- INSTRUCTION
Quote from the first line below through the line that contains "const yMinor = [50, 150, 250];", both included, and leave the pictures out.

- PROVIDED RECORDS
__________________________________________________
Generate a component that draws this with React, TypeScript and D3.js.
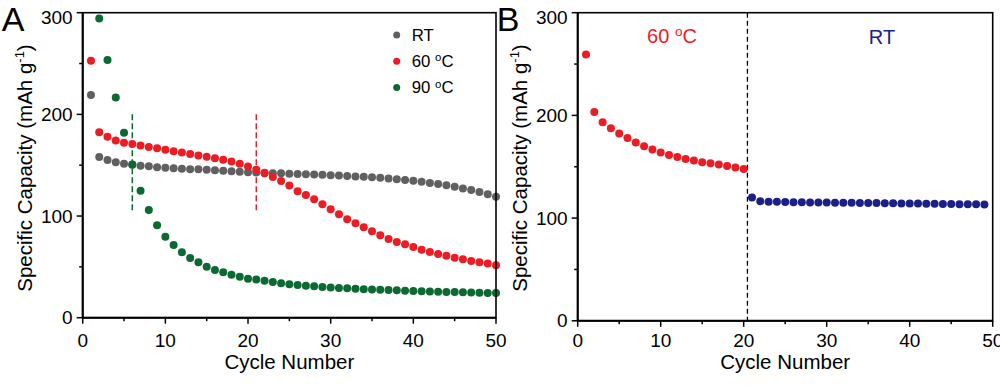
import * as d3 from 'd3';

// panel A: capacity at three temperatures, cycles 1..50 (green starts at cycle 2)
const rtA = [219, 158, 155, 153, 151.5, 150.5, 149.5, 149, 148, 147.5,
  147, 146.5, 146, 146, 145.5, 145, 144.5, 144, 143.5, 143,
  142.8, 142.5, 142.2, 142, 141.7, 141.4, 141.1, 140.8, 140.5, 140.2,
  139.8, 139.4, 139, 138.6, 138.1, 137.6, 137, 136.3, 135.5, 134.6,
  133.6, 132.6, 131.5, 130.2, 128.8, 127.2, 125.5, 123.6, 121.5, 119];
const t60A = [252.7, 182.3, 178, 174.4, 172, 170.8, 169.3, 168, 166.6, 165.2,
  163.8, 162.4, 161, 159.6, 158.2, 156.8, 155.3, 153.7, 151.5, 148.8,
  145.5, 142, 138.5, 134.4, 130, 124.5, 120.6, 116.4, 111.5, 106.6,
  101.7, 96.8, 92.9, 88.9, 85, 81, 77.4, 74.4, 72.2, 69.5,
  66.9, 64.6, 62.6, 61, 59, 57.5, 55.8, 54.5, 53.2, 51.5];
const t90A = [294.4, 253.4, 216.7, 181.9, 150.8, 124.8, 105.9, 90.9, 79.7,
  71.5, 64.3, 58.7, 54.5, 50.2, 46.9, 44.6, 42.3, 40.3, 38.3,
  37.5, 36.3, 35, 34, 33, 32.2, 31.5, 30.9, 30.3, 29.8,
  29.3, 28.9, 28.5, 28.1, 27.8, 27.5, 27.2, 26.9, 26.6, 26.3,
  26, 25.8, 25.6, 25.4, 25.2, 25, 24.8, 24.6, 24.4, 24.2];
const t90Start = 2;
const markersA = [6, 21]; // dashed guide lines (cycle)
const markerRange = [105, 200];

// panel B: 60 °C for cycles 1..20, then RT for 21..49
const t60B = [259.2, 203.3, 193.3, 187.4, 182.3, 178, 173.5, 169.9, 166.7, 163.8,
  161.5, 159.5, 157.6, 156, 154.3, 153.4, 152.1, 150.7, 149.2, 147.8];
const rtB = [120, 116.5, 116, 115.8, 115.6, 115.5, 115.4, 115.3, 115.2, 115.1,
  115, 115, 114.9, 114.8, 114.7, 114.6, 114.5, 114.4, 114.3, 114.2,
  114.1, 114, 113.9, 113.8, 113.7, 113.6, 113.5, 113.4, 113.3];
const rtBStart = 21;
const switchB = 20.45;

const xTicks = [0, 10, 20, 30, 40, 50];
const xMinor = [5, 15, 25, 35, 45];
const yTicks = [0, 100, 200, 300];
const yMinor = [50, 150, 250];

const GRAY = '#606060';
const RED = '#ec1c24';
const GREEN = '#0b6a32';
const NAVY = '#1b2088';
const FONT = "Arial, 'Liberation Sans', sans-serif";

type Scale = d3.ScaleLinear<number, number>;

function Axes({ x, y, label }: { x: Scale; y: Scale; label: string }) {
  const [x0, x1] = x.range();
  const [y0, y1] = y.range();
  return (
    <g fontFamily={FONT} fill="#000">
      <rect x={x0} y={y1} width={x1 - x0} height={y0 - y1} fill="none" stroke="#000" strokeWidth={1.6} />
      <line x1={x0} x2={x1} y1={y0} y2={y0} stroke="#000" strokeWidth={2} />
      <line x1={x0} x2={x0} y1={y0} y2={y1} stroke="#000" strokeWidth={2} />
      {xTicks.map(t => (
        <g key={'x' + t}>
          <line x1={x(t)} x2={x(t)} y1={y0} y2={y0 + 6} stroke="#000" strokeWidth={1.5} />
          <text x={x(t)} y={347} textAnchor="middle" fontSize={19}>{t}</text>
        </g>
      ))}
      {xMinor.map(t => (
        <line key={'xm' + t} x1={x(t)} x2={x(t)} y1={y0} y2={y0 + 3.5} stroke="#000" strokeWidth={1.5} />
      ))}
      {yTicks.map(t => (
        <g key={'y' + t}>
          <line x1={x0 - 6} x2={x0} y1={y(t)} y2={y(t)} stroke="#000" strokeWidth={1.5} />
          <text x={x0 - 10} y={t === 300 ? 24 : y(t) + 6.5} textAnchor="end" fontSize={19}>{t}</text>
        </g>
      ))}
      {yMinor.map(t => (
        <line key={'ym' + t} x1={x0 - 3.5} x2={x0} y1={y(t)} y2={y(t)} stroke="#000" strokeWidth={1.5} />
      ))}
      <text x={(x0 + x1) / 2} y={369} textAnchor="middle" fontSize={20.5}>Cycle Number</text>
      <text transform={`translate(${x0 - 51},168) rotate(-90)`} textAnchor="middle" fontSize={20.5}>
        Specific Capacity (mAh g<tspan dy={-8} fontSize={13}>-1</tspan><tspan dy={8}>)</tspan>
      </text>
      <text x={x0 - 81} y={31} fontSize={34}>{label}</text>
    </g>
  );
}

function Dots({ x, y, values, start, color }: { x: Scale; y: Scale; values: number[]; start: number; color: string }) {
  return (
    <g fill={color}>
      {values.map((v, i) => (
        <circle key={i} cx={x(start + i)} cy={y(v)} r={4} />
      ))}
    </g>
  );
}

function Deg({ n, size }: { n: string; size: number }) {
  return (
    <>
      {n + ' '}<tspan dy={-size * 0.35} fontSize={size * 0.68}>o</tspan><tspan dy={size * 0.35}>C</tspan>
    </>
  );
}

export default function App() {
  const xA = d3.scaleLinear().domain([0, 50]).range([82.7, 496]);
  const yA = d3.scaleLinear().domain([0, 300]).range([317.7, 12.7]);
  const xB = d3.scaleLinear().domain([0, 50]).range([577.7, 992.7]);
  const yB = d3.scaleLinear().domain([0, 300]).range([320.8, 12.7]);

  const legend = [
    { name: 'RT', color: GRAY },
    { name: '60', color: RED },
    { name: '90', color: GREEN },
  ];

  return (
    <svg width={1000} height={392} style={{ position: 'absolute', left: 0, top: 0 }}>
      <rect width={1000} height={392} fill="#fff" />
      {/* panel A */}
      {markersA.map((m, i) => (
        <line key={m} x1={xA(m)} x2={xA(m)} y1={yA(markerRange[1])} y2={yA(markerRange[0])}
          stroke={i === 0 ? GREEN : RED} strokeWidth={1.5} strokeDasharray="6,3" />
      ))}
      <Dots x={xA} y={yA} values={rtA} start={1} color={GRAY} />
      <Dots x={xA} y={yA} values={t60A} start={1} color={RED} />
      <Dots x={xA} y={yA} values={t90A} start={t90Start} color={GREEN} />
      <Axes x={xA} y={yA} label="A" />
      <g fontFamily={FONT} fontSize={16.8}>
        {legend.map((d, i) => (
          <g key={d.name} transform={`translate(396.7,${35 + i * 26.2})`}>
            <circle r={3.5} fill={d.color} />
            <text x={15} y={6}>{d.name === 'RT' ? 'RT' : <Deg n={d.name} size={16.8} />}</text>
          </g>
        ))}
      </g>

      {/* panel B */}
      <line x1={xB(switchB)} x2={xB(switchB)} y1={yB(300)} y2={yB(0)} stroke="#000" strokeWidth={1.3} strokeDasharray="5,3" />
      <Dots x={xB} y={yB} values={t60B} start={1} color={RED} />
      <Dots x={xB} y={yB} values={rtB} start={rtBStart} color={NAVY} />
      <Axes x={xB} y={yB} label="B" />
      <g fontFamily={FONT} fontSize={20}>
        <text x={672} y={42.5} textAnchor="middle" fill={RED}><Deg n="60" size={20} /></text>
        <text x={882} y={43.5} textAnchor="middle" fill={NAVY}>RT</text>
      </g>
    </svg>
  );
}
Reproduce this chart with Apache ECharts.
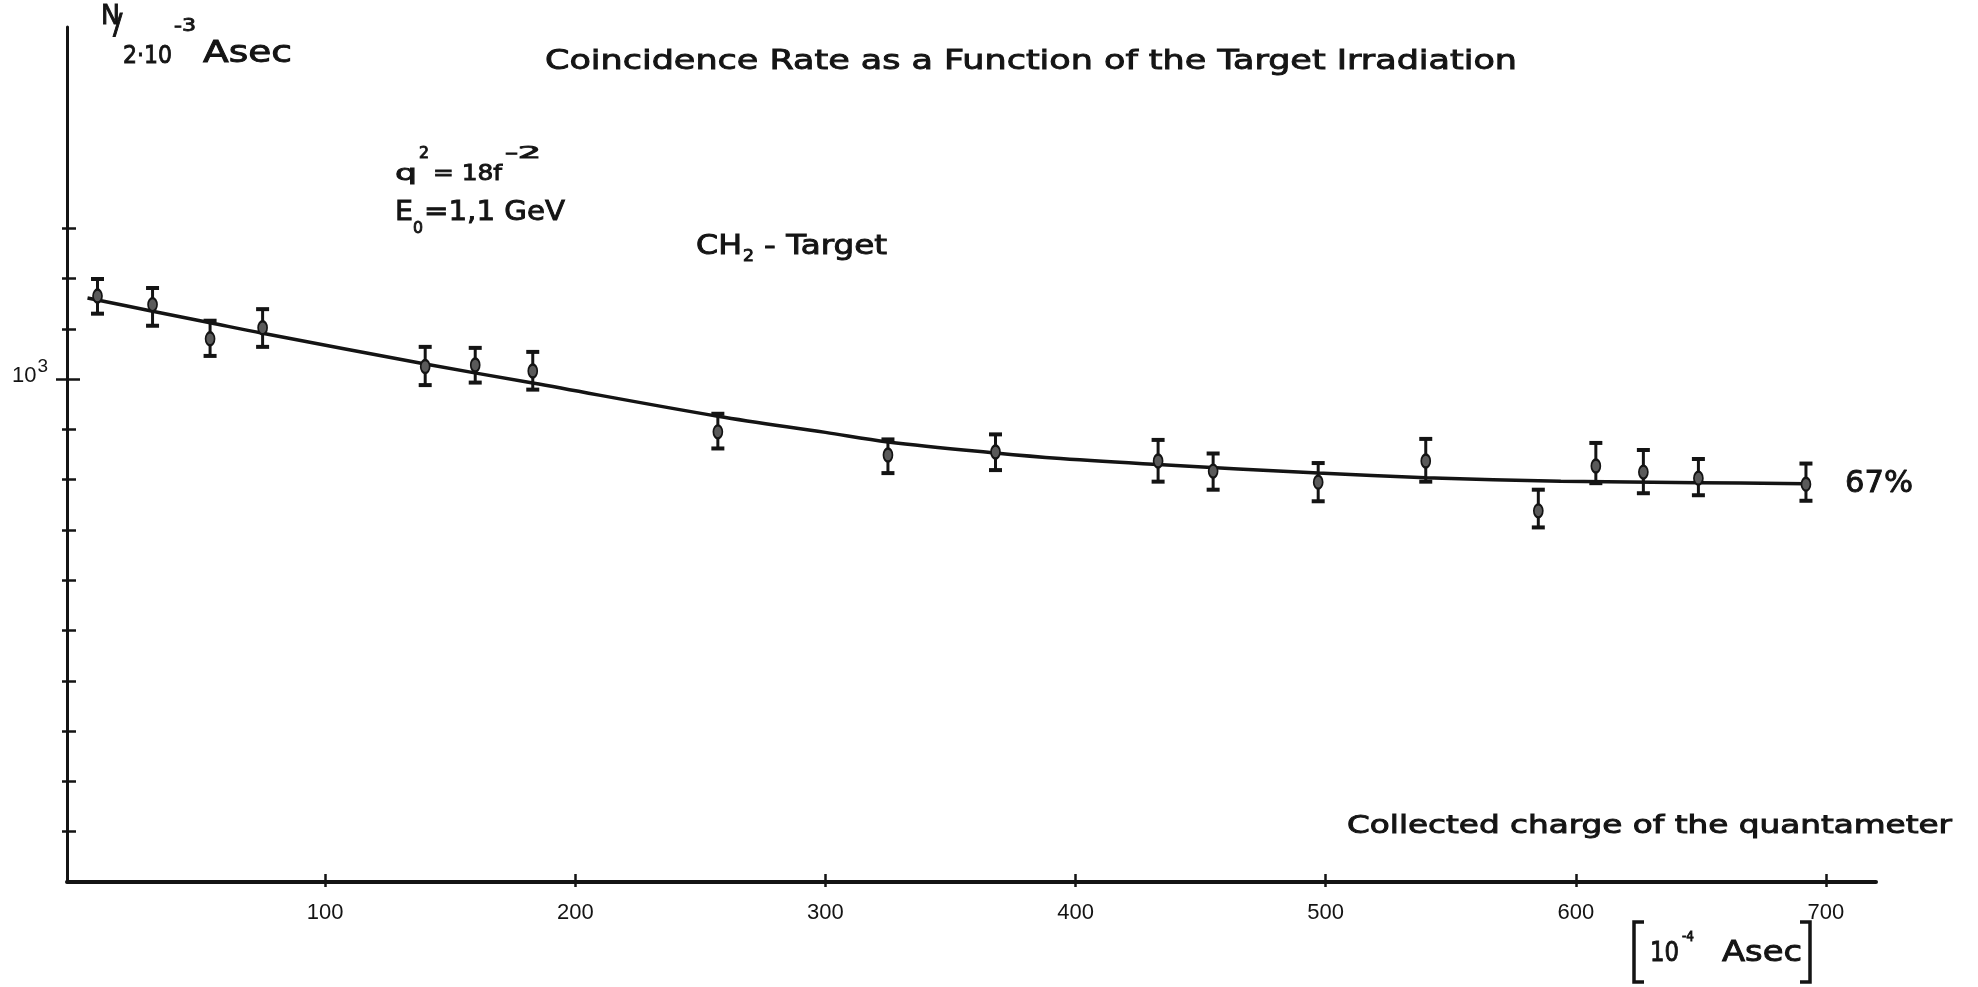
__________________________________________________
- COMPLETED EXERCISE
Generate a component that draws this with React, TypeScript and D3.js.
import * as d3 from 'd3';

// panel A: capacity at three temperatures, cycles 1..50 (green starts at cycle 2)
const rtA = [219, 158, 155, 153, 151.5, 150.5, 149.5, 149, 148, 147.5,
  147, 146.5, 146, 146, 145.5, 145, 144.5, 144, 143.5, 143,
  142.8, 142.5, 142.2, 142, 141.7, 141.4, 141.1, 140.8, 140.5, 140.2,
  139.8, 139.4, 139, 138.6, 138.1, 137.6, 137, 136.3, 135.5, 134.6,
  133.6, 132.6, 131.5, 130.2, 128.8, 127.2, 125.5, 123.6, 121.5, 119];
const t60A = [252.7, 182.3, 178, 174.4, 172, 170.8, 169.3, 168, 166.6, 165.2,
  163.8, 162.4, 161, 159.6, 158.2, 156.8, 155.3, 153.7, 151.5, 148.8,
  145.5, 142, 138.5, 134.4, 130, 124.5, 120.6, 116.4, 111.5, 106.6,
  101.7, 96.8, 92.9, 88.9, 85, 81, 77.4, 74.4, 72.2, 69.5,
  66.9, 64.6, 62.6, 61, 59, 57.5, 55.8, 54.5, 53.2, 51.5];
const t90A = [294.4, 253.4, 216.7, 181.9, 150.8, 124.8, 105.9, 90.9, 79.7,
  71.5, 64.3, 58.7, 54.5, 50.2, 46.9, 44.6, 42.3, 40.3, 38.3,
  37.5, 36.3, 35, 34, 33, 32.2, 31.5, 30.9, 30.3, 29.8,
  29.3, 28.9, 28.5, 28.1, 27.8, 27.5, 27.2, 26.9, 26.6, 26.3,
  26, 25.8, 25.6, 25.4, 25.2, 25, 24.8, 24.6, 24.4, 24.2];
const t90Start = 2;
const markersA = [6, 21]; // dashed guide lines (cycle)
const markerRange = [105, 200];

// panel B: 60 °C for cycles 1..20, then RT for 21..49
const t60B = [259.2, 203.3, 193.3, 187.4, 182.3, 178, 173.5, 169.9, 166.7, 163.8,
  161.5, 159.5, 157.6, 156, 154.3, 153.4, 152.1, 150.7, 149.2, 147.8];
const rtB = [120, 116.5, 116, 115.8, 115.6, 115.5, 115.4, 115.3, 115.2, 115.1,
  115, 115, 114.9, 114.8, 114.7, 114.6, 114.5, 114.4, 114.3, 114.2,
  114.1, 114, 113.9, 113.8, 113.7, 113.6, 113.5, 113.4, 113.3];
const rtBStart = 21;
const switchB = 20.45;

const xTicks = [0, 10, 20, 30, 40, 50];
const xMinor = [5, 15, 25, 35, 45];
const yTicks = [0, 100, 200, 300];
const yMinor = [50, 150, 250];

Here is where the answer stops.